Mendelssohn Violin Concertos
This disc is not perfect. In the F minor Sonata, the middle register of the piano is unappealing and the acoustic rather dry, making it hard for the pianist to inject any real passion into this early work, which is accomplished (let alone for a 14-year-old) but at times pedestrian; and in the even earlier D minor concerto violinist and conductor have not really resolved their differences over the tempo of the first movement, so that there are two uncomfortable moments when conductor Patrick Gallois recalls the opening ritornello at a suddenly faster speed.
But I would rather set these reservations aside, because in Tianwa Yang (above) we find an artist of exceptional technique and musicianship.
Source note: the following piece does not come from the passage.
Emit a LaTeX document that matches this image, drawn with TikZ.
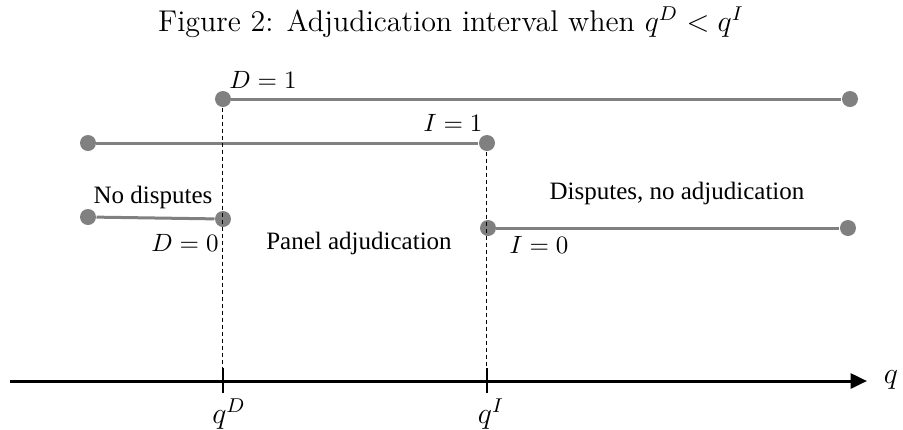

Above all, her tone, particularly at the extremes, on the G and E strings, is heart-meltingly beautiful, so that even what look on the page to be the dullest of scales and arpeggios take on a luminous glow. You could argue that her tone lacks that peculiarly Russian and mid-European undertow of melancholy (what Chopin used to refer to as ‘zal’), but instead it is positive and life-affirming – the finale of the D minor Concerto even starts with a hint of swing. The E minor Concerto is unreservedly splendid: tasteful rubatos in the first movement, a purposeful flow in the second, captivating high spirits in the finale, and impeccable technique throughout.